Cytomegalovirus Infections With Viremia Following Renal Transplantation

Author Affiliations

New York

From the departments of medicine (Dr. Armstrong and Bessie Yu) and pediatrics (Dr. Balakrishnan), Memorial Hospital; Division of Immunology, Sloan-Kettering Institute (Dr. Armstrong and Lynn Steger); and the Rogosin Laboratories, Department of Biochemistry and Surgery, The New York Hospital-Cornell Medical Center, New York (Dr. Stenzel).

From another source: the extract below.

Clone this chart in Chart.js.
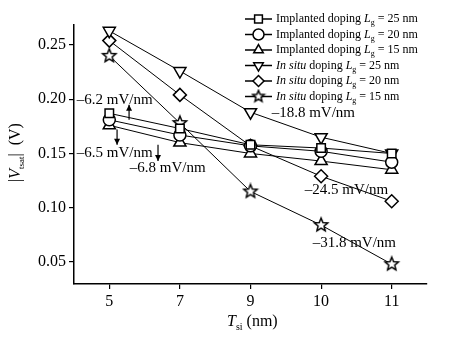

Arch Intern Med. 1971;127(1):111-115. doi:10.1001/archinte.1971.00310130115020
Abstract

Six patients developing cytomegalovirus infection following renal transplantation were studied to evaluate the type of infection that might occur. All developed virological or serological evidence of infection, while two developed symptomatic illness. A syndrome resembling mononucleosis was evident in one, while a hepatitis was seen in the other. Both patients were viremic during their illness and from two weeks to two months after they returned to normal health. A third patient showing no evidence of a viral illness was viremic. Cytomegalovirus was isolated from the erythrocyte layer of all three patients, but less regularly from the leukocytes, plasma, and serum. High-titer complement-fixing antibody was present during the viremic periods, and immunosuppression appeared to have no effect on the specific antibody response and little on semiquantitatively measured lgM, lgG, and lgA levels.